Monday, December 16, 2013

Wintry Solstice

Mon-

Over the last few decades, winter solstice has been kind of a stealth arrival of winter.  There would be a couple of cold snaps, maybe a snowstorm, but generally the days remained fairly benign.  The shortest day of a year was a marker of the entrance to a cold season, but not an event in the middle of it.

My brain sometimes has trouble with the notion that seasons follow the sun events.  It makes sense that the longest day should also be the warmest, for example,  just as it seems intuitively obvious that noon should be the hottest time of day.  But that is not so _ the earth continues to warm in July and August, as it does at 1pm.  Likewise it cools after December 21. 

This year, however, the local weather is definitely more in tune with my incorrect internal notions.  This is Coindre Hall in the midst of a pretty decent north wind wintry blast.
Tue-

Although the harbor is clear, shallow puddles have frozen solid.  The afternoon sun is bright, but dimmed by the atmosphere as it shines in from its most southernmost positions.  Dead and dormant vegetation has not yet been broken or crushed by heavy storms.

We’ve mostly lost the abilities our ancestors had, to tell at a glance exactly what season it is.  The clues are all around us, but they are clues that no longer matter as much to us as is our power on, is the gas tank filled, who do I have to please today.  Perhaps our lives are just as rich or richer for the change, but every once in a while I wonder.
Wed-

Tiny bits of holiday cheer in the bright red berries.  We become so used to plastic artificial excess that we discount the real thing when we see it. 

Today is one of the times that photographs lie.  The real joy of the day is in the bitterly cold air, the quiet breeze, the almost empty streets, and the happiness of being well clothed and warm and able to enjoy the sensation of walking and thinking.  Vision is not all of existence, nor even most of it.
Thu-

As the latest snow covers the parking lot, the empty docks show that all the boats that are going to be put away for the winter are now safely on land somewhere.  When you see anything like this, there has to be an assumption that the boat club has firm rules in place having to do with protecting the docks.

Everywhere else, a few boats are still in, some covered, some not having moved all summer.  I always wonder what stories they tell _ death, disease, bankruptcy, old age or change of life?  A motorboat is not an inexpensive toy, but there seems to be a constant stream of abandonment.  Obviously, however, not the case at the Harbor Boat Club.
Fri-

Sure looks like winter _ but of course astronomical winter doesn’t start for a few days yet.  I think I’ll just go with the testimony of my eyes (and all my other senses out here in a cold wind.)  Whatever the actual date, this is a winter scene.

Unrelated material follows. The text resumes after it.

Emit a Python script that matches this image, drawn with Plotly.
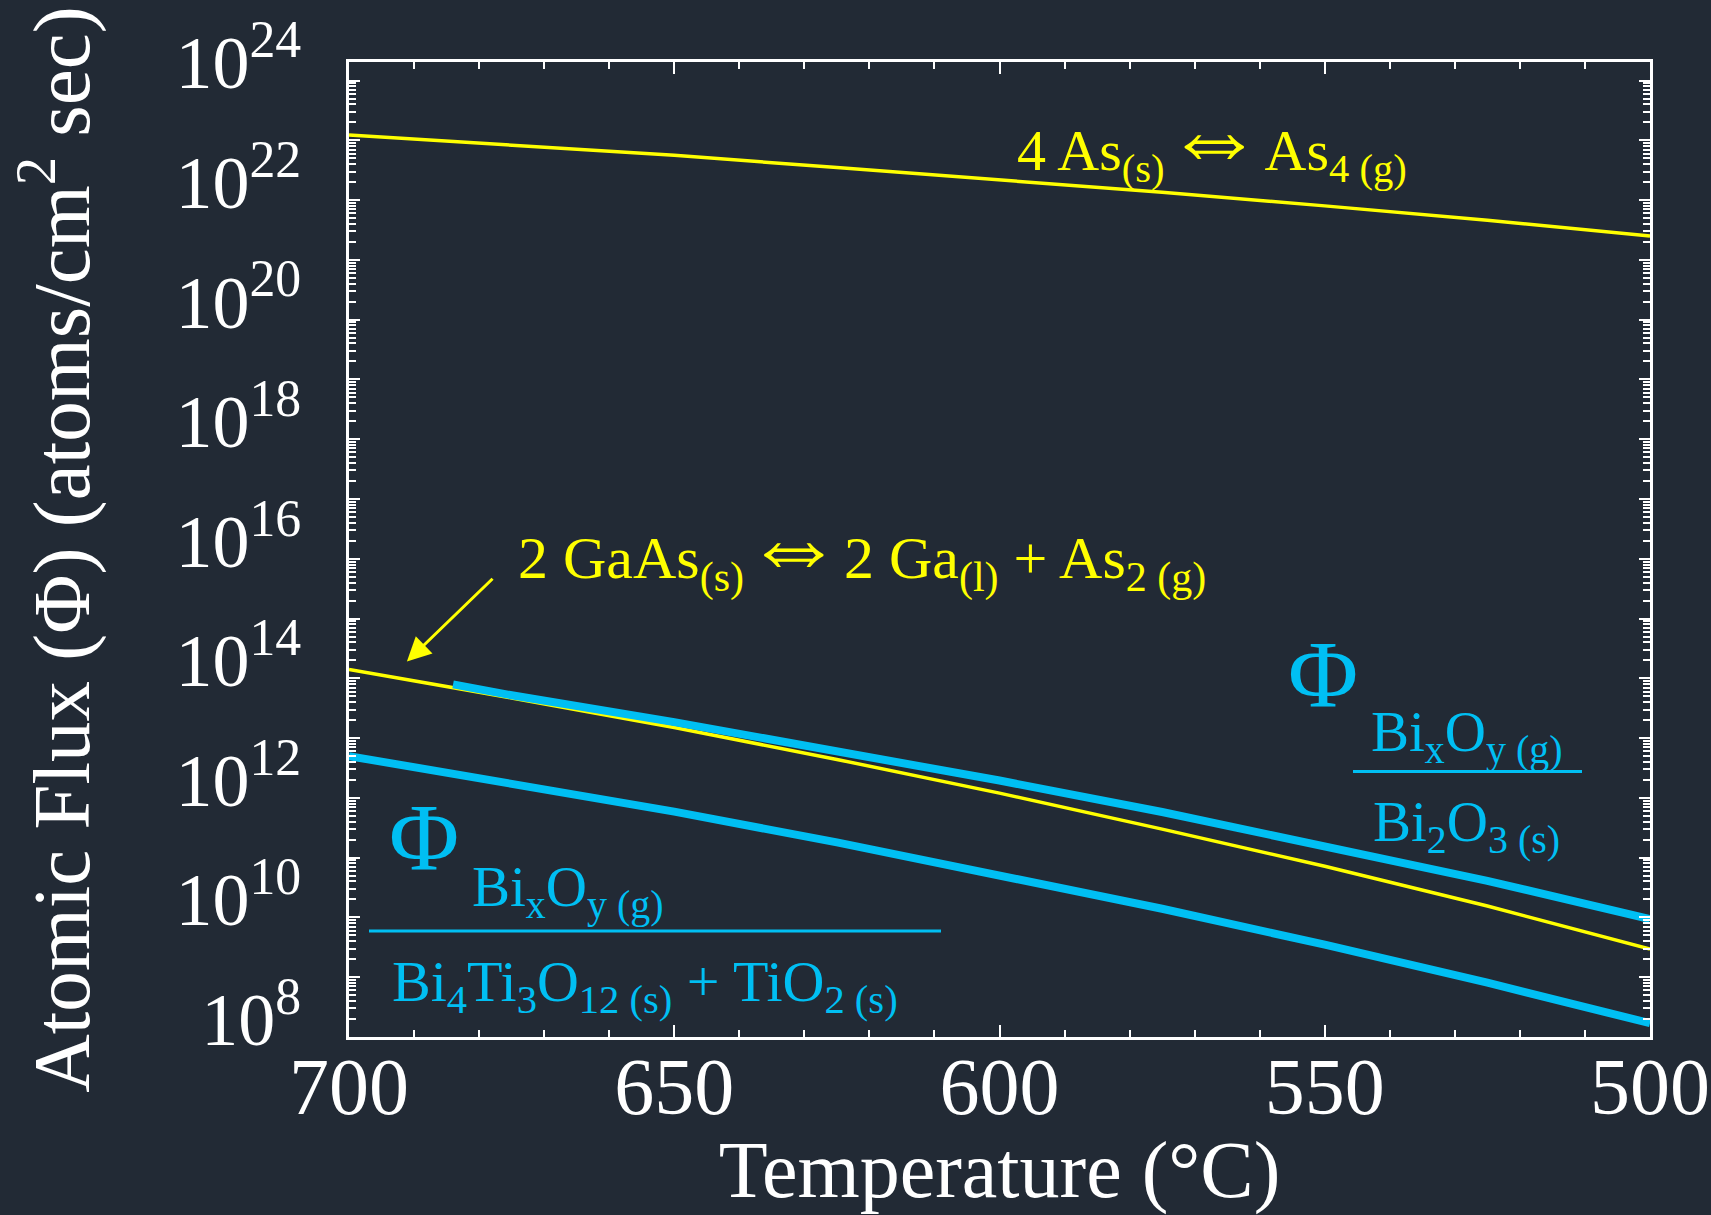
import plotly.graph_objects as go

# ---------------- data ----------------
temp_c = [700, 675, 650, 625, 600, 575, 550, 525, 500]
flux_as4 = [1.23e23, 8.3e22, 5.6e22, 3.5e22, 2.2e22, 1.35e22, 8.0e21, 4.6e21, 2.5e21]
flux_gaas_as2 = [1.4e14, 4.7e13, 1.5e13, 4.4e12, 1.2e12, 3.0e11, 7.2e10, 1.55e10, 2.95e9]

temp_bi2o3 = [684, 675, 650, 625, 600, 575, 550, 525, 500]
flux_bi2o3 = [7.9e13, 5.2e13, 1.85e13, 6.2e12, 1.95e12, 5.8e11, 1.6e11, 4.1e10, 9.4e9]

flux_bit = [5.0e12, 1.75e12, 5.9e11, 1.8e11, 5.2e10, 1.4e10, 3.5e9, 8.1e8, 1.7e8]

y_exponents = list(range(8, 25))

# ---------------- style ----------------
BG = "#222a35"
WHITE = "#ffffff"
YEL = "#ffff00"
BLUE = "#00bff3"
FONT = "Liberation Serif, Times New Roman, serif"

W, H = 1711, 1215
L, R, T, B = 349, 1650, 62, 1037


def paper(px, py):
    return (px - L) / (R - L), (B - py) / (B - T)


fig = go.Figure()
fig.add_trace(go.Scatter(x=temp_c, y=flux_as4, mode="lines",
                         line=dict(color=YEL, width=3.5), showlegend=False))
fig.add_trace(go.Scatter(x=temp_c, y=flux_gaas_as2, mode="lines",
                         line=dict(color=YEL, width=3.5), showlegend=False))
fig.add_trace(go.Scatter(x=temp_bi2o3, y=flux_bi2o3, mode="lines",
                         line=dict(color=BLUE, width=8), showlegend=False))
fig.add_trace(go.Scatter(x=temp_c, y=flux_bit, mode="lines",
                         line=dict(color=BLUE, width=8), showlegend=False))

tickvals = [10.0 ** n for n in y_exponents]
ticktext = ["10<sup>%d</sup>" % n if n % 2 == 0 else "" for n in y_exponents]
minor_vals = [m * 10.0 ** n for n in y_exponents[:-1] for m in range(2, 10)]

fig.update_layout(
    width=W, height=H,
    margin=dict(l=L, r=W - R, t=T, b=H - B, autoexpand=False),
    paper_bgcolor=BG, plot_bgcolor=BG,
    font=dict(family=FONT, color=WHITE),
    showlegend=False,
)

fig.update_xaxes(
    range=[700, 500], showgrid=False, zeroline=False,
    showline=True, linecolor=WHITE, linewidth=3, mirror="ticks",
    ticks="inside", ticklen=12, tickwidth=2, tickcolor=WHITE,
    tickmode="linear", tick0=500, dtick=50,
    tickfont=dict(family=FONT, size=80, color=WHITE),
    ticklabelstandoff=-22,
    minor=dict(dtick=10, ticks="inside", ticklen=7, tickwidth=2, tickcolor=WHITE, showgrid=False),
    title=dict(text="Temperature (°C)", font=dict(family=FONT, size=80, color=WHITE), standoff=22),
    automargin=False,
)

fig.update_yaxes(
    type="log", range=[8, 24.31], showgrid=False, zeroline=False,
    showline=True, linecolor=WHITE, linewidth=3, mirror="ticks",
    ticks="inside", ticklen=11, tickwidth=2, tickcolor=WHITE,
    tickmode="array", tickvals=tickvals, ticktext=ticktext,
    tickfont=dict(family=FONT, size=74, color=WHITE),
    ticklabelstandoff=30, ticklabelshift=-18,
    minor=dict(tickmode="array", tickvals=minor_vals, ticks="inside", ticklen=7,
               tickwidth=2, tickcolor=WHITE, showgrid=False),
    title=dict(text="Atomic Flux (Φ) (atoms/cm<sup>2</sup> sec)",
               font=dict(family=FONT, size=81, color=WHITE), standoff=60),
    automargin=False,
)

annotations = []


def add_text(text, px, py, size, color):
    xp, yp = paper(px, py)
    annotations.append(dict(text=text, x=xp, y=yp, xref="paper", yref="paper",
                            xanchor="center", yanchor="middle", showarrow=False,
                            font=dict(family=FONT, size=size, color=color)))


ARROW = '<span style="font-size:100px">\u21d4</span>'
add_text("4 As<sub>(s)</sub>" + ARROW + "As<sub>4 (g)</sub>", 1212, 137, 58, YEL)
add_text("2 GaAs<sub>(s)</sub>" + ARROW + "2 Ga<sub>(l)</sub> + As<sub>2 (g)</sub>", 862, 545, 60, YEL)

# arrow pointing to the GaAs line
annotations.append(dict(text="", x=691.1, y=14.28, ax=677.7, ay=15.69,
                        xref="x", yref="y", axref="x", ayref="y",
                        showarrow=True, arrowhead=2, arrowsize=1.6, arrowwidth=3,
                        arrowcolor=YEL))

add_text("\u03a6", 1323, 674, 96, BLUE)
add_text("Bi<sub>x</sub>O<sub>y (g)</sub>", 1466, 736, 57, BLUE)
add_text("Bi<sub>2</sub>O<sub>3 (s)</sub>", 1466, 826, 57, BLUE)

add_text("\u03a6", 424, 837, 96, BLUE)
add_text("Bi<sub>x</sub>O<sub>y (g)</sub>", 567, 891, 57, BLUE)
add_text("Bi<sub>4</sub>Ti<sub>3</sub>O<sub>12 (s)</sub> + TiO<sub>2 (s)</sub>", 645, 985, 58, BLUE)

fig.update_layout(annotations=annotations)

shapes = []
for x0, x1, yy in [(1353, 1582, 771.5), (369, 941, 931)]:
    a0, b0 = paper(x0, yy)
    a1, _ = paper(x1, yy)
    shapes.append(dict(type="line", xref="paper", yref="paper", x0=a0, x1=a1, y0=b0, y1=b0,
                       line=dict(color=BLUE, width=3)))
fig.update_layout(shapes=shapes)

fig.write_html("out.html")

That’s one of the curses of our industrially-formed culture.  We squeeze the hours and days and seasons into nifty little boxes,  as precisely formed and labeled as our plastic food packaging, and ignore the fact that nature is really a bit more amorphous and ragged than that.  In reality, even our own midday is often controlled by events rather than the clock.  The only harm of living in categories is that we tend to observe even less than we usually do.
Sat-

This seems to be our local miniature version of Scuffy, the brave little tugboat.   Every morning about this time it seems to chug out into the sound, and then chug back shortly thereafter.  I would like to think the slant to the horizon in the picture adds to the drama, although we both know it is my fault for failing to hold the camera steady. 

Natural human reaction (and it is kind of weird when you think about it) is to wonder what the story is.  Perhaps we have a drug runner in plain sight, or someone who just likes to keep the motor tuned, or an old captain who pursues memories, or a local gang dumping bodies or (what would be far worse to current sensibilities) ecologically damaging waste in deeper waters.  Anyway, it can add a dash of romance to an otherwise normal day.
Sun-

Not sure about all these geese _ certainly not here all summer, maybe here all winter.  A lot of them from somewhere, anyway.  This little area attracts waterfowl because there is a constant spring seepage from the sandy hills providing plentiful fresh water along the shore.

I usually don’t get birds or other wildlife in these shots.  Just an old camera, not nearly as capable as that on a modern cellphone.  I would have nothing against a better device except that I notice that people who (in their middle age crisis or second childhood) equip themselves with expensive and showy equipment tend to concentrate more on what is available in the viewfinder than what is really around them.  I guess people really seeing weed leaves for the first time and exclaiming over them as they take thousands of shots is a kind of aesthetic progression, but I have always tried to do the same thing without manufactured aids.